Friday, March 20, 2020

On Crusade with Louis VII and Eleanor of Aquitaine

From National Geographic:
The Crusades were a series of European military expeditions to the Holy Land. Starting in 1095, the First Crusade aimed to recapture sites under the control of Islamic rulers. It culminated when European forces took the city of Jerusalem in summer 1099. After declaring the Crusade a success, many European commanders and forces departed for home, which left the conquered territories vulnerable to attack and reconquest. During the early 12th century, Muslim forces began to regroup in Aleppo and Mosul. When they took the Armenian city of Edessa in 1144 (today Urfa), the papacy and European powers grew alarmed that Muslim emirates would unite and take back more territories in the region.

Pope Eugene III organized an expedition to safeguard the former conquests in the East and “rescue” Edessa. The designated leader was German king Conrad III. Louis VII decided to help lead the Crusade, and Queen Eleanor would join him. People from her lands made up the bulk of the French forces, and she accompanied them as their leader, the Duchess of Aquitaine.

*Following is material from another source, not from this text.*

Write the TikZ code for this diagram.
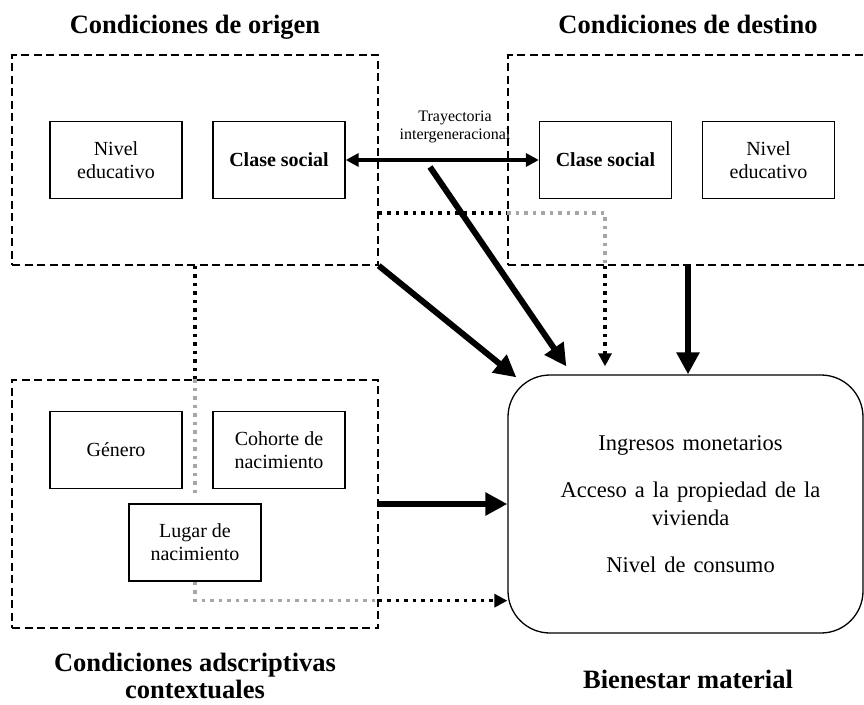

The pair departed for the Holy Land in June 1147. Critics of Eleanor delighted in spreading rumors about her, detailing her excesses and blaming her for military failures. Many of these misconceptions have lingered until this day. One of the most popular is that she brought 300 ladies-in-waiting with her, whose caravan stretched for miles and allegedly slowed the mission’s progress.

After passing Constantinople, the mission encountered hostilities in Asia Minor. The first battles were a disaster for the French. In early 1148 the royal couple arrived in Antioch and were welcomed by Raymond of Poitiers, Eleanor’s paternal uncle. The atmosphere was tense: Raymond wanted to attack Aleppo and move to liberate Edessa from there, but Louis insisted on going to Jerusalem first.

Eleanor openly sided with her uncle and threatened to annul the marriage to Louis if he did not heed Raymond’s counsel. Their marriage had shown signs of strain before, but tensions over the Crusade pushed it to the breaking point. Malign rumors about the queen began to circulate: many chroniclers, possibly to cover the king’s incompetent strategy, falsely accused Eleanor of incest with her uncle. In an uncharacteristic act of defiance against Eleanor, Louis forced her to go to Jerusalem. (Read more.)

1 comment:

Edward Palamar said...

We have entered the "age to come" foretold by Jesus in Mark 10:30. (in the Harmonious Gospel of Saint Mark (chapter 10, verse 30), the Glorious Manifestation of Our King, Lord, and Savior Jesus Christ.

History is such a wonderful topic. This Lent has taken me back to re-study Sts. Helena and Constantine amongst others. Syria was where the error of the filioque started; after reading what Jesus said regarding the places which reject Him and how they would be, modern day pictures of the devastation in Aleppo make perfect sense.